Michael, I recall several years ago that you mentioned you were a smoker, and I wasn’t sure if you still were. Thank you for your openness. Cigarettes killed my dad when I was 11 years old. I will be praying selfishly for you, because I don’t want to lose another man that I care about.
Reuben, you as well, friend. Maybe you wouldn’t need a smoke if you rooted for a different team…like maybe the Padres?!! In all seriousness, I will be praying for you.
I ask for prayer for two addictions. One is food. You know, one of the socially acceptable ones. I know my health would improve if my knees and ankles didn’t have to support so much weight. The other is not socially acceptable, but has to do with thoughts that I entertain. They plague me, and sometimes I wish I could just cut my head off. Then comes the condemnation: “And you say you want to be a pastor? Be done with that dream!”
Having been a pastor, and worked amongst pastors for most of my life, CK, there is no uniqueness to this socially unacceptable sin. To say otherwise is to lie.

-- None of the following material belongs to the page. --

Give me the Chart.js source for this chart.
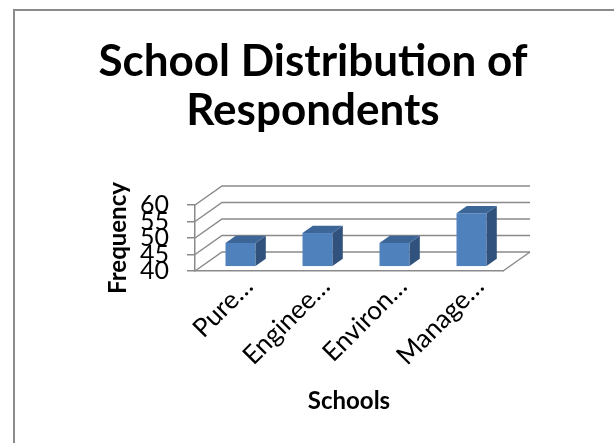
<!DOCTYPE html>
<html>
<head>
<meta charset="utf-8">
<script src="https://cdn.jsdelivr.net/npm/chart.js@4/dist/chart.umd.min.js"></script>
<style>
    html, body { margin: 0; padding: 0; background: #fff; overflow: hidden; }
    .frame { position: absolute; left: 13px; top: 9px; width: 700px; height: 500px; border: 2px solid #8c8c8c; }
    .wrap { position: absolute; left: 0; top: 0; width: 614px; height: 443px; }
</style>
</head>
<body>
<div class="frame"></div>
<div class="wrap"><canvas id="schoolChart"></canvas></div>
<script>
// data
const schools = ['Pure…', 'Enginee…', 'Environ…', 'Manage…'];
const frequency = [47, 50, 47, 56];
const yTicks = [40, 45, 50, 55, 60];

// 3D look (Excel style)
const gridColor = '#8a8a8a';
const wallDepth = { dx: 27, dy: -19 };
const barFront = '#4f81bd';
const barSide = '#31527c';
const barTop = '#3d6698';

const box3d = {
    id: 'box3d',
    beforeDatasetsDraw(chart) {
        const { ctx, chartArea: a, scales: { y } } = chart;
        ctx.save();
        ctx.strokeStyle = gridColor;
        ctx.lineWidth = 1.5;
        // back wall grid lines
        yTicks.forEach(v => {
            const py = y.getPixelForValue(v);
            ctx.beginPath();
            ctx.moveTo(a.left, py);
            ctx.lineTo(a.left + wallDepth.dx, py + wallDepth.dy);
            ctx.lineTo(a.right + wallDepth.dx, py + wallDepth.dy);
            ctx.stroke();
        });
        // floor right edge
        ctx.beginPath();
        ctx.moveTo(a.right, a.bottom);
        ctx.lineTo(a.right + wallDepth.dx, a.bottom + wallDepth.dy);
        ctx.stroke();
        ctx.restore();
    },
    afterDatasetsDraw(chart) {
        const { ctx, scales: { y: yScale } } = chart;
        const meta = chart.getDatasetMeta(0);
        const floor = yScale.getPixelForValue(yTicks[0]);
        const ox = wallDepth.dx * 0.26, oy = wallDepth.dy * 0.26;
        const bx = wallDepth.dx * 0.38, by = wallDepth.dy * 0.38;
        ctx.save();
        meta.data.forEach(bar => {
            const { x, y, width } = bar.getProps(['x', 'y', 'width'], true);
            const l = x - width / 2 + ox, r = x + width / 2 + ox;
            const t = y + oy, b = floor + oy;
            // front face
            ctx.fillStyle = barFront;
            ctx.fillRect(l, t, r - l, b - t);
            // side face
            ctx.fillStyle = barSide;
            ctx.beginPath();
            ctx.moveTo(r, t);
            ctx.lineTo(r + bx, t + by);
            ctx.lineTo(r + bx, b + by);
            ctx.lineTo(r, b);
            ctx.closePath();
            ctx.fill();
            // top face
            ctx.fillStyle = barTop;
            ctx.beginPath();
            ctx.moveTo(l, t);
            ctx.lineTo(l + bx, t + by);
            ctx.lineTo(r + bx, t + by);
            ctx.lineTo(r, t);
            ctx.closePath();
            ctx.fill();
        });
        ctx.restore();
    }
};

const ctx = document.getElementById('schoolChart').getContext('2d');
new Chart(ctx, {
    type: 'bar',
    data: {
        labels: schools,
        datasets: [{
            data: frequency,
            backgroundColor: 'rgba(0,0,0,0)',
            borderWidth: 0,
            categoryPercentage: 1,
            barPercentage: 0.39
        }]
    },
    options: {
        responsive: true,
        maintainAspectRatio: false,
        animation: false,
        devicePixelRatio: 1,
        layout: {
            padding: { left: 12, right: 0, top: 0, bottom: 20 }
        },
        plugins: {
            legend: { display: false },
            tooltip: { enabled: false },
            title: {
                display: true,
                text: ['School Distribution of', 'Respondents'],
                color: '#000',
                font: { family: 'Lato', size: 44, weight: 'bold', lineHeight: '49px' },
                padding: { top: 37, bottom: 70 }
            }
        },
        scales: {
            x: {
                grid: { display: false, drawTicks: false },
                border: { display: true, color: gridColor, width: 1.5 },
                ticks: {
                    color: '#000',
                    font: { family: 'Lato', size: 26 },
                    minRotation: 45,
                    maxRotation: 45,
                    padding: 0,
                    labelOffset: 15,
                    autoSkip: false
                },
                title: {
                    display: true,
                    text: 'Schools',
                    color: '#000',
                    font: { family: 'Lato', size: 24, weight: 'bold' },
                    padding: { top: 0, bottom: 7 }
                },
                afterFit(s) { s.height = 152; }
            },
            y: {
                min: 40,
                max: 60,
                afterBuildTicks(s) { s.ticks = yTicks.map(v => ({ value: v })); },
                grid: { drawOnChartArea: false, tickLength: 8, color: gridColor, lineWidth: 1.5 },
                border: { display: true, color: gridColor, width: 1.5 },
                ticks: {
                    color: '#000',
                    font: { family: 'Lato', size: 25 },
                    padding: 18,
                    autoSkip: false
                },
                title: {
                    display: true,
                    text: 'Frequency',
                    color: '#000',
                    font: { family: 'Lato', size: 24, weight: 'bold' },
                    padding: { top: 92, bottom: 0 }
                },
                afterFit(s) { s.width = 183; }
            },
            // empty right-hand axis that keeps room for the 3D depth
            depth: {
                type: 'linear',
                position: 'right',
                grid: { display: false },
                border: { display: false },
                ticks: { display: false },
                afterFit(s) { s.width = 111; }
            }
        }
    },
    plugins: [box3d]
});
</script>
</body>
</html>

Reuben, I know that shouldn’t bring me hope, but it does.
I was delivered from an addiction and demonic torment instantly when I came to the Lord, but when it came to smoking I had to be delivered over a matter of years. I quit every day and everyday I failed. I heard that Christians in Europe didn’t consider smoking a sin, and thought about moving there. Finally all the failed attempts culminated into a victory, and no smoke for over 24 yrs, I’ve been praying for you to find that strength since you admitted this years ago. You know, not every day, but now and then. I’ve heard, and I agree, that anyone who is going to minister is well served by having a prolonged struggle with a habit, or addiction. It makes you more understanding and compassionate.
“I’ve heard, and I agree, that anyone who is going to minister is well served by having a prolonged struggle with a habit, or addiction. It makes you more understanding and compassionate.”
Michael S., thank you for that. I’ve been around Calvaries for many years, and there always seems to be this notion that pastors are the ones who have the miraculous, instantaneous healings or deliverances.
“I heard that Christians in Europe didn’t consider smoking a sin, and thought about moving there.” I can relate. Sort of like joining a pre-trib church because I did not want to go thru the tribulation.
As to the addiction providing compassion, that is an excellent insight. Someone said, I do not trust a man that does not walk with a limp.
A thorn in the flesh, maybe. Not an excuse for not overcoming – just understanding to a degree the depth of our dependence.
Michael
I have followed your blog for a little while now. I love your honesty and transparency. I am going to ask God to help me to remember to pray for you every time I come to this site.
Your brother in Christ in Northeast Alabama
Steve,
Thank you for reading and thank you for praying!